▸ **YOUR TASK**
Sift the material for lines containing "matplotlib", and return them.

▸ **DATASET CONTENT**

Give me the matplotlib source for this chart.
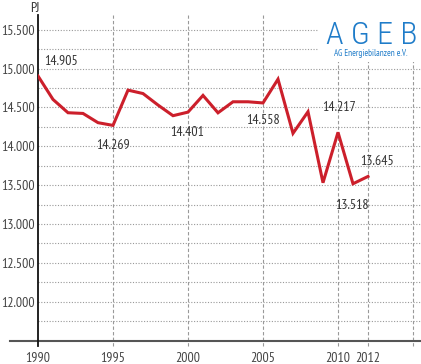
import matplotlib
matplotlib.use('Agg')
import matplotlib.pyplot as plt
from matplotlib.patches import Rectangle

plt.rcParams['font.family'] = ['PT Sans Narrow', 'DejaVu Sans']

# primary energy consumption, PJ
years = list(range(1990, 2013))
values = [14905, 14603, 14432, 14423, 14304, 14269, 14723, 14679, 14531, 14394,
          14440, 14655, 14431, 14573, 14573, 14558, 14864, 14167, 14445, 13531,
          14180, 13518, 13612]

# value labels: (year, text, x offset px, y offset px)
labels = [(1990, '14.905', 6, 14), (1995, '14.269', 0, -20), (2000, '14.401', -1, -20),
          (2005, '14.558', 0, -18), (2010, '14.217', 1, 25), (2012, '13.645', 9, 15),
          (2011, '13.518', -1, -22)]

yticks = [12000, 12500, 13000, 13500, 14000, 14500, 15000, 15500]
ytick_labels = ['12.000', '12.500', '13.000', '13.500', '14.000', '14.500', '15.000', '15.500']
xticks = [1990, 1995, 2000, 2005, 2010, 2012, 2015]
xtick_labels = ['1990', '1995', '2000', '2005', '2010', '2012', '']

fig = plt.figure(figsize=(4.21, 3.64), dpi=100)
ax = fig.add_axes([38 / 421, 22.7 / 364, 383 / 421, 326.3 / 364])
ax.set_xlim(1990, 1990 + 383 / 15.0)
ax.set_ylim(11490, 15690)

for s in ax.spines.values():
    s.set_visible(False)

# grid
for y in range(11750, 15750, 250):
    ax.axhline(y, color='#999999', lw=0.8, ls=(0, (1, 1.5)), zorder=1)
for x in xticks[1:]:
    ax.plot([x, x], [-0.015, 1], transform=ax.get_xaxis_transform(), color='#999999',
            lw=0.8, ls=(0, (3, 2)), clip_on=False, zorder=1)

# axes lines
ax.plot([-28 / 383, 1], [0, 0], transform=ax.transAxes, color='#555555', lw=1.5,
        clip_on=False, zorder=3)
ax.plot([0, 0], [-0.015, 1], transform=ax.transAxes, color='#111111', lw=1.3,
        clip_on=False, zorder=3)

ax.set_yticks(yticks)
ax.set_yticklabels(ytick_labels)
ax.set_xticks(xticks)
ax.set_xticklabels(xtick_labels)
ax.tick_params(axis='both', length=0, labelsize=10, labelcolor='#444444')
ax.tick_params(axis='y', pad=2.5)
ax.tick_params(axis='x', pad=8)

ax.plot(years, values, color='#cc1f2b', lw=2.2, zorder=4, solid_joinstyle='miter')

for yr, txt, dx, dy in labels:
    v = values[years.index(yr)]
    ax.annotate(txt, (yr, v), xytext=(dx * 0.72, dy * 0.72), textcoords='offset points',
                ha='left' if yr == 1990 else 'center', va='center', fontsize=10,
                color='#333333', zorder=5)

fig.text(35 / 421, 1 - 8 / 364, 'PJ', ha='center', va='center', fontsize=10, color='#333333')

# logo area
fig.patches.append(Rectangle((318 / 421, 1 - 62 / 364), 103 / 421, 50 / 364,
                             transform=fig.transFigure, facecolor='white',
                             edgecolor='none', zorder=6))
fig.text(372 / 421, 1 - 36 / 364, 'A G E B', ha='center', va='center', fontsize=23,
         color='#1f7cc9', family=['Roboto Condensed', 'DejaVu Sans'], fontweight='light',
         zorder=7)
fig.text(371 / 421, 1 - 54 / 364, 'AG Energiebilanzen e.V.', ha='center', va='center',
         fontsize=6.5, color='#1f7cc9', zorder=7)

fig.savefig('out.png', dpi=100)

▸ **FULL OUTPUT**
Give me the matplotlib source for this chart.
import matplotlib
matplotlib.use('Agg')
import matplotlib.pyplot as plt
from matplotlib.patches import Rectangle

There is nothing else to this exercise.